Later when Paul quoted the same passage to the Corinthians, he prefaced it by stating that sexual sins like fornication, adultery, and homosexuality, along with the sins of theft, drunkenness and covetousness, belonged to their past, and not to their present life. He wrote: “Such were some of you; but you were washed, but you were sanctified, but you were justified in the name of the Lord Jesus Christ and in the Spirit of our God” (1 Corinthians 6:9-11). Their sins were past. Once confessed and forsaken, they were to have no more stranglehold on them. Being forgiven and free, they were to walk in obedience to God.
Paul longed for them to know the joyful freedom that results from living for Christ. He wrote, “Do you not know that your bodies are members of Christ? Shall I then take the members of Christ and make them members of a prostitute? May it never be!”(verse 15). Christians, though sinners saved by grace, were never to be content to live in sin, but instead, were to live for Christ.

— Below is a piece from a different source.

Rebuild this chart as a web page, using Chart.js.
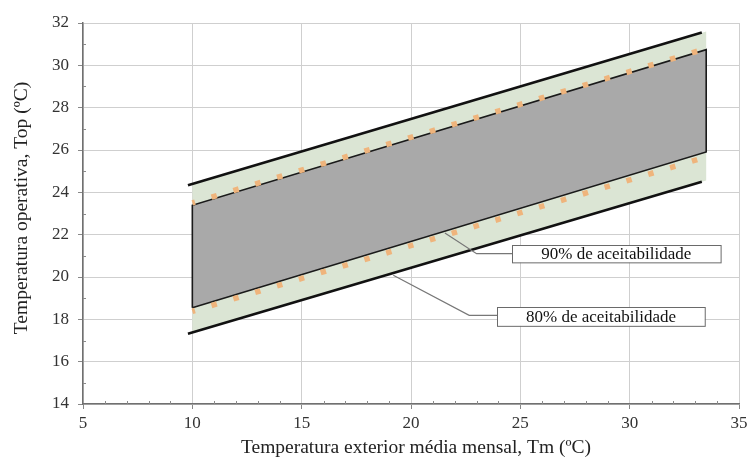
<!DOCTYPE html>
<html>
<head>
<meta charset="utf-8">
<script src="https://cdn.jsdelivr.net/npm/chart.js@4.4.1/dist/chart.umd.min.js"></script>
<style>body{margin:0;background:#fff}</style>
</head>
<body>
<canvas id="c" width="752" height="457"></canvas>
<script>
// x / y values (end points of each straight line)
const xTicks = [5, 10, 15, 20, 25, 30, 35];
const yTicks = [14, 16, 18, 20, 22, 24, 26, 28, 30, 32];

const lineX = [9.8, 33.3];          // black 80% limit lines
const upper80 = [24.33, 31.55];
const lower80 = [17.32, 24.5];

const bandX = [10, 33.5];           // shaded bands
const greenTop = [24.37, 31.6];
const greenBot = [17.36, 24.56];
const grayTop = [23.39, 30.74];
const grayBot = [18.55, 25.91];

const dotX = [10, 33.2];            // orange dotted 90% lines
const dotTop = [23.5, 30.7];
const dotBot = [18.38, 25.58];

const calloutLabels = ['90% de aceitabilidade', '80% de aceitabilidade'];
const calloutBoxX = [[24.62, 34.16], [23.94, 33.44]];
const calloutBoxY = [[21.5, 20.68], [18.58, 17.69]];
const leaderX = [[21.55, 23.0, 24.62], [19.19, 22.66, 23.94]];
const leaderY = [[22.08, 21.1, 21.1], [20.08, 18.19, 18.19]];

const FONT = '"Liberation Serif", "Times New Roman", serif';

function pts(xs, ys) {
  return xs.map((x, i) => ({x: x, y: ys[i]}));
}
function band(xs, top, bot) {
  return [
    {x: xs[0], y: bot[0]}, {x: xs[1], y: bot[1]},
    {x: xs[1], y: top[1]}, {x: xs[0], y: top[0]},
    {x: xs[0], y: bot[0]}
  ];
}

const decor = {
  id: 'decor',
  beforeDatasetsDraw(chart) {
    const {ctx, chartArea: a, scales: {x, y}} = chart;
    ctx.save();
    ctx.strokeStyle = '#8a8a8a';
    ctx.lineWidth = 1;
    ctx.beginPath();
    for (let v = 6; v < 35; v++) {
      if (v % 5 === 0) continue;
      const px = Math.round(x.getPixelForValue(v)) + 0.5;
      ctx.moveTo(px, a.bottom);
      ctx.lineTo(px, a.bottom - 3);
    }
    for (let v = 15; v < 32; v += 2) {
      const py = Math.round(y.getPixelForValue(v)) + 0.5;
      ctx.moveTo(a.left, py);
      ctx.lineTo(a.left + 3, py);
    }
    ctx.stroke();
    ctx.restore();
  },
  afterDraw(chart) {
    const {ctx, chartArea: a, scales: {x, y}} = chart;
    ctx.save();
    // callout boxes
    ctx.font = '17px ' + FONT;
    ctx.textAlign = 'center';
    ctx.textBaseline = 'middle';
    calloutLabels.forEach((t, i) => {
      const x0 = x.getPixelForValue(calloutBoxX[i][0]);
      const x1 = x.getPixelForValue(calloutBoxX[i][1]);
      const y0 = y.getPixelForValue(calloutBoxY[i][0]);
      const y1 = y.getPixelForValue(calloutBoxY[i][1]);
      ctx.fillStyle = '#fff';
      ctx.fillRect(x0, y0, x1 - x0, y1 - y0);
      ctx.strokeStyle = '#6a6a6a';
      ctx.lineWidth = 1;
      ctx.strokeRect(Math.round(x0) + 0.5, Math.round(y0) + 0.5, x1 - x0, y1 - y0);
      ctx.fillStyle = '#111';
      ctx.fillText(t, (x0 + x1) / 2, (y0 + y1) / 2 + 1);
    });
    // axis titles
    ctx.fillStyle = '#222';
    ctx.font = '19.5px ' + FONT;
    ctx.fillText('Temperatura exterior média mensal, Tm (ºC)', 416, 448);
    ctx.translate(22, 208);
    ctx.rotate(-Math.PI / 2);
    ctx.fillText('Temperatura operativa, Top (ºC)', 0, 0);
    ctx.restore();
  }
};

const common = {pointRadius: 0, pointHoverRadius: 0, tension: 0};

new Chart(document.getElementById('c'), {
  type: 'line',
  data: {
    datasets: [
      Object.assign({data: band(bandX, greenTop, greenBot), fill: 'shape',
        backgroundColor: '#dbe5d4', borderWidth: 0, borderColor: 'rgba(0,0,0,0)', order: 5}, common),
      Object.assign({data: band(bandX, grayTop, grayBot), fill: 'shape',
        backgroundColor: '#a9a9a9', borderWidth: 1.6, borderColor: '#1a1a1a', order: 4}, common),
      Object.assign({data: pts(dotX, dotTop), borderColor: '#efb47c', borderWidth: 5.5,
        borderDash: [5.5, 17.3], borderDashOffset: 2.75, fill: false, order: 3}, common),
      Object.assign({data: pts(dotX, dotBot), borderColor: '#efb47c', borderWidth: 5.5,
        borderDash: [5.5, 17.3], borderDashOffset: 2.75, fill: false, order: 3}, common),
      Object.assign({data: pts(lineX, upper80), borderColor: '#111', borderWidth: 2.6, fill: false, order: 2}, common),
      Object.assign({data: pts(lineX, lower80), borderColor: '#111', borderWidth: 2.6, fill: false, order: 2}, common),
      Object.assign({data: pts(leaderX[0], leaderY[0]), borderColor: '#777', borderWidth: 1.2, fill: false, order: 1}, common),
      Object.assign({data: pts(leaderX[1], leaderY[1]), borderColor: '#777', borderWidth: 1.2, fill: false, order: 1}, common)
    ]
  },
  options: {
    responsive: false,
    animation: false,
    events: [],
    layout: {padding: {top: 23, right: 13, left: 0, bottom: 0}},
    plugins: {legend: {display: false}, tooltip: {enabled: false}},
    scales: {
      x: {
        type: 'linear',
        min: 5, max: 35,
        afterBuildTicks: s => { s.ticks = xTicks.map(v => ({value: v})); },
        afterFit: s => { s.height = 53; },
        grid: {color: '#cfcfcf', tickLength: 5, tickColor: '#888'},
        border: {color: '#707070', width: 1.5},
        ticks: {color: '#333', padding: 4, font: {family: FONT, size: 17}}
      },
      y: {
        type: 'linear',
        min: 14, max: 32,
        afterBuildTicks: s => { s.ticks = yTicks.map(v => ({value: v})); },
        afterFit: s => { s.width = 83; },
        grid: {color: '#cfcfcf', tickLength: 5, tickColor: '#888'},
        border: {color: '#707070', width: 1.5},
        ticks: {color: '#333', padding: 9, font: {family: FONT, size: 17}}
      }
    }
  },
  plugins: [decor]
});
</script>
</body>
</html>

The best news in all of this is that, falling short of God’s original design for husbands and wives in marriage is not irreversible. We can repent of our selfish sins, confess them before God and to our mates, then with forgiveness and understanding, take steps toward wholeness and healing. Every marriage fails in some ways—every husband messes up—every wife falls short—but with God in the picture, failure is never final.